I looked at all these clothes that had wrapped Cerruti’s elongated body — and at the archive pieces from which his son Julian picks out jackets and coats to wear.
There was a line-up of double-breasted coats in camel, black or tweedy brown, where I could not begin to guess the dates. The labels traced them from 1963 and ’64 to 2000. The turn of the millennium was the time when Nino Cerruti sold a controlling share of his company to an Italian industrial group which ultimately pushed out the designer from his brand. The mill stayed in the Cerruti family’s hands.

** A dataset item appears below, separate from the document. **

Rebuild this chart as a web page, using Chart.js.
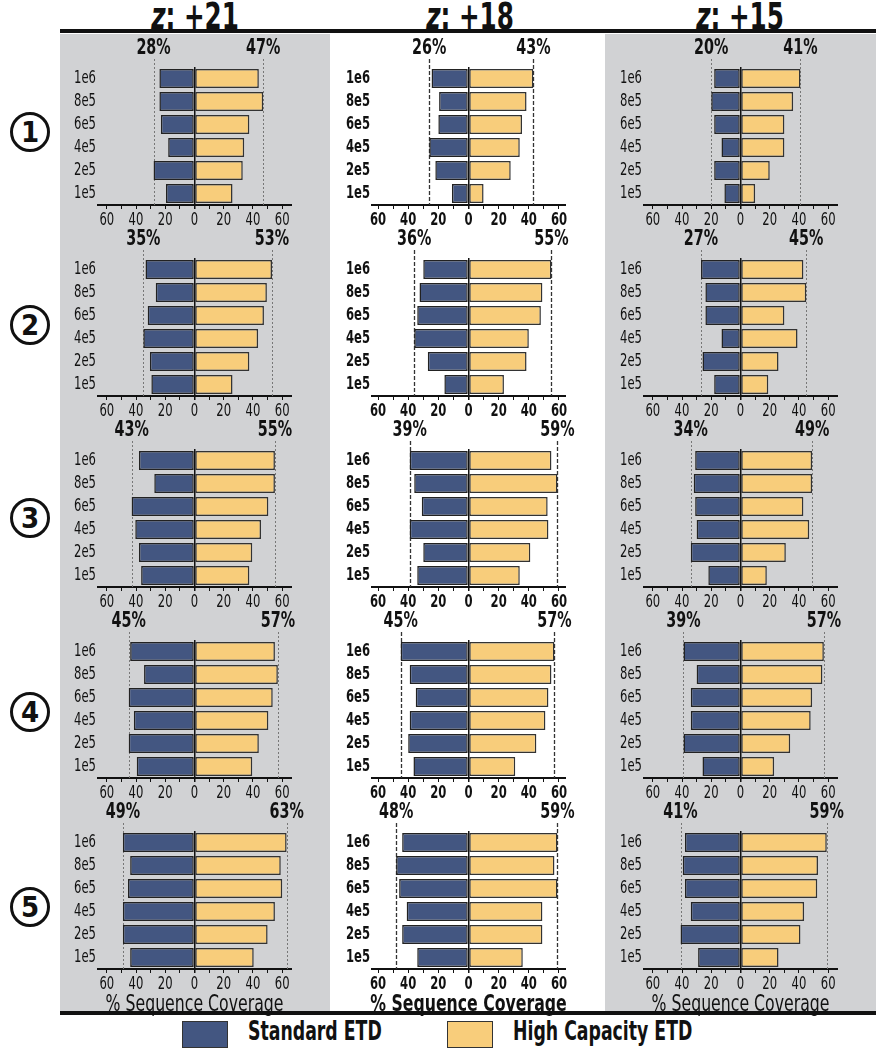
<!DOCTYPE html>
<html>
<head>
<meta charset="utf-8">
<script src="https://cdn.jsdelivr.net/npm/chart.js@4.4.1/dist/chart.umd.min.js"></script>
<style>
	body { margin: 0; width: 876px; height: 1050px; position: relative; overflow: hidden; background: #fff; color: #111;
		font-family: 'DejaVu Sans Condensed', 'DejaVu Sans', sans-serif; }
	.panel { position: absolute; top: 34px; height: 977px; background: #d1d2d4; }
	.rule { position: absolute; left: 60px; width: 816px; height: 4px; background: #111; }
	.head { position: absolute; top: -5px; width: 200px; text-align: center; font-weight: bold; font-size: 37px;
		transform: scaleX(0.74); transform-origin: center; }
	.head i { font-style: italic; }
	.circ { position: absolute; left: 10px; width: 34px; height: 34px; border: 3px solid #111; border-radius: 50%;
		text-align: center; line-height: 35px; font-weight: bold; font-size: 29px; }
	.key { position: absolute; top: 1021px; width: 44px; height: 25px; border: 1.5px solid #333; }
	.keytxt { position: absolute; top: 1016px; font-weight: bold; font-size: 26px; white-space: nowrap;
		transform: scaleX(0.74); transform-origin: left center; }
	canvas { position: absolute; }
</style>
</head>
<body>
<div class="panel" style="left:60px;width:270px"></div>
<div class="panel" style="left:605px;width:271px"></div>
<div class="rule" style="top:29px"></div>
<div class="rule" style="top:1011px"></div>

<div id="heads"></div>
<div id="rows"></div>

<div class="key" style="left:182px;background:#435681"></div>
<div class="keytxt" style="left:248px">Standard ETD</div>
<div class="key" style="left:447px;background:#f8cd7b"></div>
<div class="keytxt" style="left:513px">High Capacity ETD</div>

<script>
const categories = ['1e6', '8e5', '6e5', '4e5', '2e5', '1e5'];
const charges = ['+21', '+18', '+15'];
const rowLabels = ['1', '2', '3', '4', '5'];
const xTicks = [-60, -50, -40, -30, -20, -10, 0, 10, 20, 30, 40, 50, 60];

// % sequence coverage, Standard ETD (drawn to the left) and High Capacity ETD (to the right)
// z +21
const std21_1 = [24, 24, 23, 18, 28, 19.5];
const hc21_1 = [44, 47, 37.5, 34, 33, 26];
const std21_2 = [33.5, 26.5, 32, 35, 30.5, 29.5];
const hc21_2 = [53, 49.5, 47.5, 43.5, 37.5, 26];
const std21_3 = [38, 27.5, 43, 40.5, 38, 36.5];
const hc21_3 = [55, 55, 50.5, 45.5, 39.5, 37.5];
const std21_4 = [44, 34.5, 45, 41.5, 45, 39.5];
const hc21_4 = [55, 57, 53.5, 50.5, 44, 39.5];
const std21_5 = [49, 44, 45.5, 49, 49, 44];
const hc21_5 = [63, 59, 60, 55, 50, 40.5];
// z +18
const std18_1 = [24.5, 19.5, 20, 26, 22, 11];
const hc18_1 = [43, 38.5, 35.5, 34, 28, 10];
const std18_2 = [30, 32.5, 34, 36, 27, 16];
const hc18_2 = [55, 49, 48, 40, 38.5, 23.5];
const std18_3 = [39, 36, 31, 39, 30, 34];
const hc18_3 = [55, 59, 52.5, 53, 41, 34];
const std18_4 = [45, 39, 35, 39, 40, 36.5];
const hc18_4 = [57, 55, 53, 51, 45, 31];
const std18_5 = [44, 48, 46, 41, 44, 34];
const hc18_5 = [59, 57, 59, 49, 49, 36];
// z +15
const std15_1 = [18, 20, 18, 13, 18, 11];
const hc15_1 = [41, 36, 30, 30, 20, 10];
const std15_2 = [27, 24, 24, 13, 26, 18];
const hc15_2 = [43, 45, 30, 39, 26, 19];
const std15_3 = [31, 32, 31, 30, 34, 22];
const hc15_3 = [49, 49, 43, 47, 31, 18];
const std15_4 = [39, 30, 34, 34, 39, 26];
const hc15_4 = [57, 56, 49, 48, 34, 23];
const std15_5 = [38, 39.5, 38, 34, 41, 29];
const hc15_5 = [59, 53, 52.5, 43.5, 41, 26];

// best coverage per panel (the dotted lines and % labels), rows 1..5
const peakStd21 = [28, 35, 43, 45, 49];
const peakHc21 = [47, 53, 55, 57, 63];
const peakStd18 = [26, 36, 39, 45, 48];
const peakHc18 = [43, 55, 59, 57, 59];
const peakStd15 = [20, 27, 34, 39, 41];
const peakHc15 = [41, 45, 49, 57, 59];

const stdCols = [
	[std21_1, std21_2, std21_3, std21_4, std21_5],
	[std18_1, std18_2, std18_3, std18_4, std18_5],
	[std15_1, std15_2, std15_3, std15_4, std15_5]
];
const hcCols = [
	[hc21_1, hc21_2, hc21_3, hc21_4, hc21_5],
	[hc18_1, hc18_2, hc18_3, hc18_4, hc18_5],
	[hc15_1, hc15_2, hc15_3, hc15_4, hc15_5]
];
const peakStd = [peakStd21, peakStd18, peakStd15];
const peakHc = [peakHc21, peakHc18, peakHc15];

const FONT = "'DejaVu Sans Condensed', 'DejaVu Sans', sans-serif";
const BLUE = '#435681';
const YELLOW = '#f8cd7b';
const INK = '#111';
const SQUEEZE = 0.76; // the original uses a very narrow face

// layout
const colLeft = [98, 372, 644];
const colRange = [66, 64, 66];
const headX = [195, 470, 740];
const circY = [132, 325, 518, 712, 907];
const areaW = 193, areaH = 138;
const yW = 40, padTop = 32, padRight = 18, xH = 26;
const rowTop = r => 67 + 191 * r;

// narrow every label the chart writes
const condensePlugin = {
	id: 'condense',
	install(chart) {
		const ctx = chart.ctx;
		const fill = ctx.fillText.bind(ctx);
		ctx.fillText = (text, x, y) => {
			ctx.save();
			ctx.translate(x, y);
			ctx.scale(SQUEEZE, 1);
			fill(text, 0, 0);
			ctx.restore();
		};
	}
};

const peakPlugin = {
	id: 'peaks',
	beforeDatasetsDraw(chart, args, opts) {
		const {ctx, chartArea, scales: {x}} = chart;
		ctx.save();
		ctx.strokeStyle = opts.color;
		ctx.lineWidth = opts.width;
		ctx.setLineDash(opts.dash);
		[-opts.std, opts.hc].forEach(v => {
			const px = Math.round(x.getPixelForValue(v)) + 0.5;
			ctx.beginPath();
			ctx.moveTo(px, chartArea.top - 8);
			ctx.lineTo(px, chartArea.bottom);
			ctx.stroke();
		});
		ctx.restore();
	},
	afterDraw(chart, args, opts) {
		const {ctx, chartArea, scales: {x}} = chart;
		ctx.save();
		ctx.font = 'bold 21px ' + FONT;
		ctx.fillStyle = INK;
		ctx.textAlign = 'center';
		ctx.textBaseline = 'middle';
		ctx.fillText(opts.std + '%', x.getPixelForValue(-opts.std), chartArea.top - 18);
		ctx.fillText(opts.hc + '%', x.getPixelForValue(opts.hc), chartArea.top - 18);
		ctx.restore();
	}
};

const heads = document.getElementById('heads');
charges.forEach((z, c) => {
	const d = document.createElement('div'); {
		d.className = 'head';
		d.style.left = (headX[c] - 100) + 'px';
		d.innerHTML = '<i>z</i>: ' + z;
		heads.appendChild(d);
	}
});
const rows = document.getElementById('rows');
rowLabels.forEach((n, r) => {
	const d = document.createElement('div'); {
		d.className = 'circ';
		d.style.top = (circY[r] - 20) + 'px';
		d.textContent = n;
		rows.appendChild(d);
	}
});

function addChart(c, r) {
	const last = r === 4;
	const bold = c === 1;
	const h = padTop + areaH + xH + (last ? 24 : 0);
	const canvas = document.createElement('canvas');
	canvas.width = yW + areaW + padRight;
	canvas.height = h;
	canvas.style.left = (colLeft[c] - yW) + 'px';
	canvas.style.top = (rowTop(r) - padTop) + 'px';
	document.body.appendChild(canvas);

	new Chart(canvas.getContext('2d'), {
		type: 'bar',
		data: {
			labels: categories,
			datasets: [
				{
					label: 'Standard ETD',
					data: stdCols[c][r].map(v => -v),
					backgroundColor: BLUE,
					borderColor: '#222',
					borderWidth: 1.5,
					borderSkipped: false,
					barPercentage: 0.82,
					categoryPercentage: 1
				},
				{
					label: 'High Capacity ETD',
					data: hcCols[c][r],
					backgroundColor: YELLOW,
					borderColor: '#333',
					borderWidth: 1.5,
					borderSkipped: false,
					barPercentage: 0.82,
					categoryPercentage: 1
				}
			]
		},
		options: {
			indexAxis: 'y',
			responsive: false,
			animation: false,
			events: [],
			layout: { padding: { top: padTop, right: padRight, left: 0, bottom: 0 } },
			plugins: {
				legend: { display: false },
				tooltip: { enabled: false },
				peaks: {
					std: peakStd[c][r],
					hc: peakHc[c][r],
					color: bold ? '#333' : '#777',
					width: bold ? 1.3 : 1,
					dash: bold ? [4, 2] : [2, 2]
				}
			},
			scales: {
				x: {
					stacked: true,
					min: -colRange[c],
					max: colRange[c],
					afterBuildTicks: s => { s.ticks = xTicks.map(v => ({ value: v })); },
					afterFit: s => { s.height = xH + (last ? 24 : 0); },
					border: { display: true, color: INK, width: 2 },
					grid: {
						drawOnChartArea: true,
						color: ctx => ctx.tick && ctx.tick.value === 0 ? INK : 'transparent',
						lineWidth: ctx => ctx.tick && ctx.tick.value === 0 ? 1.5 : 1,
						tickColor: INK,
						tickLength: 4
					},
					ticks: {
						autoSkip: false,
						maxRotation: 0,
						padding: 1,
						color: INK,
						font: { family: FONT, size: 17, weight: bold ? 'bold' : 'normal' },
						callback: v => v % 20 === 0 ? String(Math.abs(v)) : ''
					},
					title: {
						display: last,
						text: '% Sequence Coverage',
						color: INK,
						padding: 0,
						font: { family: FONT, size: 23, weight: bold ? 'bold' : 'normal' }
					}
				},
				y: {
					stacked: true,
					afterFit: s => { s.width = yW; },
					border: { display: false },
					grid: { display: false, drawTicks: false },
					ticks: {
						autoSkip: false,
						padding: 2,
						color: INK,
						font: { family: FONT, size: 17, weight: bold ? 'bold' : 'normal' }
					}
				}
			}
		},
		plugins: [condensePlugin, peakPlugin]
	});
}

for (let c = 0; c < 3; c++) {
	for (let r = 0; r < 5; r++) {
		addChart(c, r);
	}
}
</script>
</body>
</html>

I admired the racy elegance of a bright red cotton jacquard blazer from 1967, although Nino said firmly that he would not wear that symbol of the Beatles era now.
Another scarlet coat is so iconic, as it flames against the red pipes that create the set, that I could imagine its designer stepping out in it today. Angelo Flaccavento, the show’s curator, said that it was made in 1986 and worn first in Paris. That dash of flamboyance must have fitted into the period when Cerruti worked with Hollywood, dressing a stream of stars from Michael Douglas through Harrison Ford, Tom Hanks, Robert Redford and Bruce Willis — not to mention dressing Julia Roberts and Sharon Stone in Pretty Woman and Basic Instinct respectively.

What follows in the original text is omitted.